Gandi Sulistiyanto Soeherman (born February 13, 1960) is a businessperson, an Indonesian diplomat, and former Managing Director of Sinar Mas Group. He serves as the Indonesia Ambassador to South Korea.

Personal life 
Sulistiyanto was born in Pekalongan, Central Java. He is the eldest of six children from a farming family. He received an undergraduate degree from Diponegoro University, Semarang.

Under the care of his grandparents, Sulistiyanto went through high school and college while working and entrepreneurship in order to help pay for his younger siblings' education.
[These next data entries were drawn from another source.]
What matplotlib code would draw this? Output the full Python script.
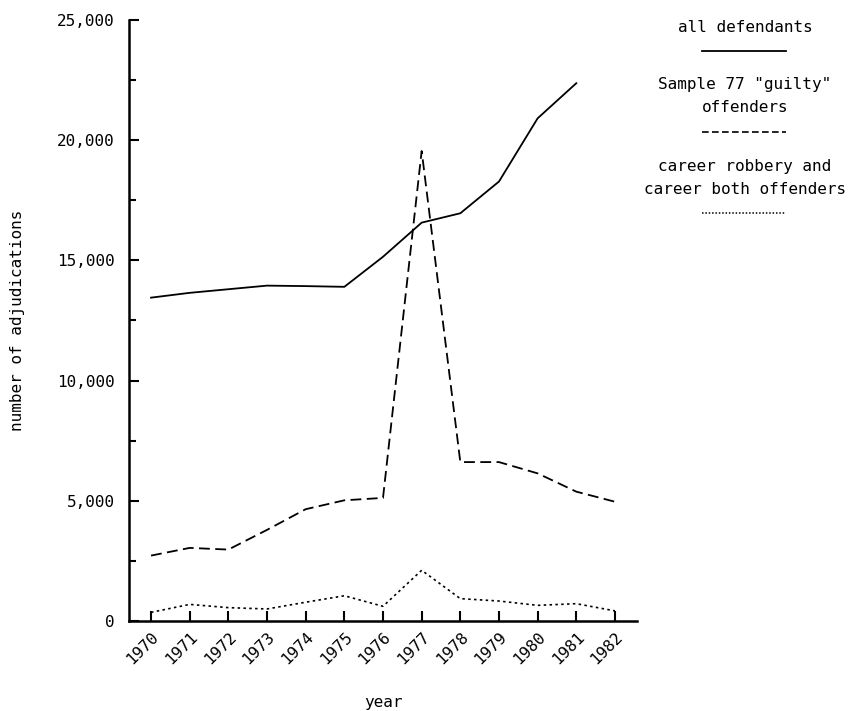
import numpy as np
import matplotlib
matplotlib.use('Agg')
import matplotlib.pyplot as plt
from matplotlib.ticker import FuncFormatter, MultipleLocator

plt.rcParams['font.family'] = ['DejaVu Sans Mono']

years = list(range(1970, 1983))
all_defendants = [13450, 13650, 13800, 13950, 13930, 13900, 15150,
                  16570, 16960, 18280, 20910, 22370]
sample77 = [2720, 3040, 2970, 3790, 4650, 5020, 5120,
            19550, 6610, 6610, 6140, 5380, 4960]
career = [360, 690, 555, 500, 780, 1050, 610,
          2110, 930, 830, 650, 720, 420]

FS = 11.5

fig = plt.figure(figsize=(8.6, 7.11), dpi=100)
ax = fig.add_axes([0.15, 0.1266, 0.5907, 0.8453])

ax.plot(years[:len(all_defendants)], all_defendants, color='black', lw=1.3)
ax.plot(years, sample77, color='black', lw=1.3, dashes=(6, 3))
ax.plot(years, career, color='black', lw=1.2, dashes=(1.5, 2))

ax.set_xlim(1969.43, 1982.57)
ax.set_ylim(0, 25000)
for s in ['top', 'right']:
    ax.spines[s].set_visible(False)
for s in ['left', 'bottom']:
    ax.spines[s].set_linewidth(1.8)

ax.set_xticks(years)
ax.set_xticklabels([str(y) for y in years], rotation=45, ha='right',
                   rotation_mode='anchor')
ax.yaxis.set_major_locator(MultipleLocator(5000))
ax.yaxis.set_minor_locator(MultipleLocator(2500))
ax.yaxis.set_major_formatter(FuncFormatter(lambda v, p: f'{int(v):,}'))
ax.tick_params(axis='both', which='both', direction='in', width=1.5, labelsize=FS)
ax.tick_params(axis='y', which='major', length=7, pad=10)
ax.tick_params(axis='y', which='minor', length=5)
ax.tick_params(axis='x', length=7, pad=6)

ax.set_xlabel('year', fontsize=FS)
ax.xaxis.set_label_coords(0.5, -0.136)
ax.xaxis.label.set_va('center')
ax.set_ylabel('number of adjudications', fontsize=FS)
ax.yaxis.set_label_coords(-0.219, 0.5)
ax.yaxis.label.set_va('center')

# legend drawn as text blocks with sample lines below them
cx = 745 / 860
def fy(py):
    return 1 - py / 711

x0, x1 = 702 / 860, 786 / 860
fig.text(cx, fy(27), 'all defendants', ha='center', va='center', fontsize=FS)
fig.add_artist(plt.Line2D([x0, x1], [fy(51)] * 2, color='black', lw=1.3))
fig.text(cx, fy(84), 'Sample 77 "guilty"', ha='center', va='center', fontsize=FS)
fig.text(cx, fy(108), 'offenders', ha='center', va='center', fontsize=FS)
fig.add_artist(plt.Line2D([x0, x1], [fy(132)] * 2, color='black',
                          lw=1.2, dashes=(4, 2)))
fig.text(cx, fy(166), 'career robbery and', ha='center', va='center', fontsize=FS)
fig.text(cx, fy(189), 'career both offenders', ha='center', va='center', fontsize=FS)
fig.add_artist(plt.Line2D([x0, x1], [fy(213)] * 2, color='black',
                          lw=1.1, dashes=(1, 1.2)))

fig.savefig('out.png', dpi=100)
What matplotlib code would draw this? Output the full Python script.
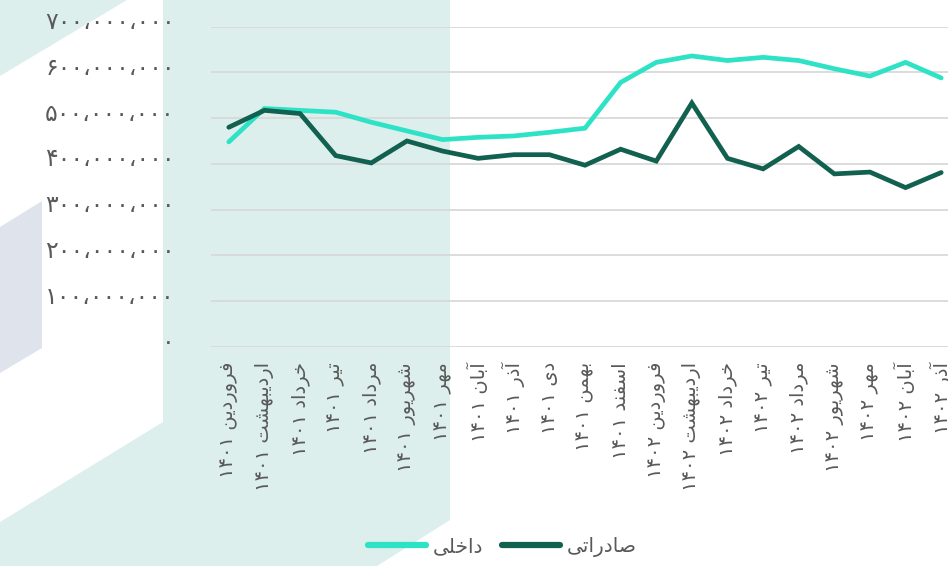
import matplotlib
matplotlib.use('Agg')
import matplotlib.pyplot as plt
from matplotlib.patches import Polygon
from matplotlib.lines import Line2D
from matplotlib.ticker import FixedLocator, FuncFormatter
import matplotlib.transforms as mtrans

# ---------------- data ----------------
categories = [
    'فروردین ۱۴۰۱', 'اردیبهشت ۱۴۰۱', 'خرداد ۱۴۰۱', 'تیر ۱۴۰۱', 'مرداد ۱۴۰۱',
    'شهریور ۱۴۰۱', 'مهر ۱۴۰۱', 'آبان ۱۴۰۱', 'آذر ۱۴۰۱', 'دی ۱۴۰۱', 'بهمن ۱۴۰۱',
    'اسفند ۱۴۰۱', 'فروردین ۱۴۰۲', 'اردیبهشت ۱۴۰۲', 'خرداد ۱۴۰۲', 'تیر ۱۴۰۲',
    'مرداد ۱۴۰۲', 'شهریور ۱۴۰۲', 'مهر ۱۴۰۲', 'آبان ۱۴۰۲', 'آذر ۱۴۰۲',
]
domestic = [448e6, 521e6, 517e6, 513e6, 491e6, 472e6, 453e6, 458e6, 461e6, 469e6, 478e6,
            578e6, 622e6, 636e6, 626e6, 633e6, 626e6, 608e6, 592e6, 622e6, 588e6]
export = [480e6, 517e6, 510e6, 418e6, 402e6, 450e6, 428e6, 412e6, 420e6, 420e6, 397e6,
          432e6, 406e6, 533e6, 412e6, 389e6, 438e6, 378e6, 382e6, 348e6, 381e6]
series_names = ['داخلی', 'صادراتی']
y_ticks = [0, 100e6, 200e6, 300e6, 400e6, 500e6, 600e6, 700e6]

# ---------------- Persian shaping helpers ----------------
FORMS = {
    'ا': ('\uFE8D', '\uFE8E', None, None),
    'آ': ('\uFE81', '\uFE82', None, None),
    'ب': ('\uFE8F', '\uFE90', '\uFE91', '\uFE92'),
    'ت': ('\uFE95', '\uFE96', '\uFE97', '\uFE98'),
    'خ': ('\uFEA5', '\uFEA6', '\uFEA7', '\uFEA8'),
    'د': ('\uFEA9', '\uFEAA', None, None),
    'ذ': ('\uFEAB', '\uFEAC', None, None),
    'ر': ('\uFEAD', '\uFEAE', None, None),
    'ز': ('\uFEAF', '\uFEB0', None, None),
    'س': ('\uFEB1', '\uFEB2', '\uFEB3', '\uFEB4'),
    'ش': ('\uFEB5', '\uFEB6', '\uFEB7', '\uFEB8'),
    'ص': ('\uFEB9', '\uFEBA', '\uFEBB', '\uFEBC'),
    'ف': ('\uFED1', '\uFED2', '\uFED3', '\uFED4'),
    'ل': ('\uFEDD', '\uFEDE', '\uFEDF', '\uFEE0'),
    'م': ('\uFEE1', '\uFEE2', '\uFEE3', '\uFEE4'),
    'ن': ('\uFEE5', '\uFEE6', '\uFEE7', '\uFEE8'),
    'ه': ('\uFEE9', '\uFEEA', '\uFEEB', '\uFEEC'),
    'و': ('\uFEED', '\uFEEE', None, None),
    'ی': ('\uFEEF', '\uFEF0', '\uFEF3', '\uFEF4'),
}
FA_DIGITS = '۰۱۲۳۴۵۶۷۸۹'


def shape_word(w):
    out = []
    n = len(w)
    for i, c in enumerate(w):
        if c not in FORMS:
            out.append(c)
            continue
        iso, fin, ini, med = FORMS[c]
        prev = w[i - 1] if i > 0 else None
        nxt = w[i + 1] if i < n - 1 else None
        pj = prev in FORMS and FORMS[prev][2] is not None
        nj = ini is not None and nxt in FORMS
        if pj and nj:
            g = med
        elif pj:
            g = fin
        elif nj:
            g = ini
        else:
            g = iso
        out.append(g)
    return ''.join(out)


def rtl(text):
    vis = []
    for t in text.split(' '):
        if all(ch in FA_DIGITS for ch in t):
            vis.append(t)
        else:
            vis.append(shape_word(t)[::-1])
    return ' '.join(vis[::-1])


def fa_num(v, pos=None):
    s = f'{int(round(v)):,}'
    return s.translate(str.maketrans('0123456789,', '۰۱۲۳۴۵۶۷۸۹،'))


# ---------------- figure ----------------
W, H = 948, 566
fig = plt.figure(figsize=(W / 100, H / 100), dpi=100)
fig.patch.set_facecolor('white')

teal_bg = '#dcefed'
grey_bg = '#dfe3ec'


def px(pts):
    return [(x / W, 1 - y / H) for x, y in pts]


# decorative background shapes
fig.add_artist(Polygon(px([(0, 0), (127, 0), (0, 76)]), closed=True,
                       transform=fig.transFigure, facecolor=teal_bg, edgecolor='none', zorder=-5))
fig.add_artist(Polygon(px([(0, 227), (42, 201), (42, 348), (0, 373)]), closed=True,
                       transform=fig.transFigure, facecolor=grey_bg, edgecolor='none', zorder=-5))
fig.add_artist(Polygon(px([(163, 0), (450, 0), (450, 520), (377, 566), (0, 566), (0, 522), (163, 422)]),
                       closed=True, transform=fig.transFigure, facecolor=teal_bg,
                       edgecolor='none', zorder=-5))

left, right = 211 / W, 959 / W
bottom, top = 1 - 346.7 / H, 1 - 26.7 / H
ax = fig.add_axes([left, bottom, right - left, top - bottom])
ax.set_facecolor('none')

light = '#2ee3c5'
dark = '#12604f'
x = list(range(len(categories)))
ax.plot(x, domestic, color=light, lw=3.4, solid_capstyle='round', solid_joinstyle='miter', zorder=3)
ax.plot(x, export, color=dark, lw=3.4, solid_capstyle='round', solid_joinstyle='miter', zorder=4)

ax.set_xlim(-0.5, len(categories) - 0.5)
ax.set_ylim(0, 700e6)
ax.yaxis.set_major_locator(FixedLocator(y_ticks))
ax.yaxis.set_major_formatter(FuncFormatter(fa_num))
ax.yaxis.grid(True, color='#d9d9d9', lw=1.3)
ax.set_axisbelow(True)
for s in ax.spines.values():
    s.set_visible(False)

ax.set_xticks(x)
ax.set_xticklabels([rtl(c) for c in categories], rotation=90, fontsize=14,
                   color='#595959', family='DejaVu Sans')
ax.tick_params(axis='x', length=0, pad=11)
ax.tick_params(axis='y', length=0, pad=26, labelsize=17, labelcolor='#595959')

offset = mtrans.ScaledTranslation(0, 5 / 72, fig.dpi_scale_trans)
for lab in ax.get_yticklabels():
    lab.set_transform(lab.get_transform() + offset)

handles = [Line2D([], [], color=light, lw=4.5, solid_capstyle='round'),
           Line2D([], [], color=dark, lw=4.5, solid_capstyle='round')]
fig.legend(handles, [rtl(n) for n in series_names], loc='center',
           bbox_to_anchor=(0.53, 0.034), ncol=2, frameon=False, fontsize=14.5,
           handlelength=2.9, columnspacing=0.9, handletextpad=0.35, labelcolor='#595959')

fig.savefig('out.png', dpi=100)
His professional career began after studying at Diponegoro University – which also brought him together with Susi Ardhani, his life partner.

Career 
The first ten years of his career took place at an automotive company, which is now known as Astra International, then continued to Sinar Mas by joining one of its companies, PT Asuransi Jiwa Eka Life (now known as Sinar Mas MSIG Life) in 1992.

Having experienced various assignments and positions in a number of Sinar Mas business pillars, in 2001 he was trusted to become the Managing Director of Sinar Mas, with the initial challenge of leading the Sinar Mas Debt Restructuring Task Force Team, which at that time amounted to USD13.5 billion, the impact of the Asian financial crisis in 1998.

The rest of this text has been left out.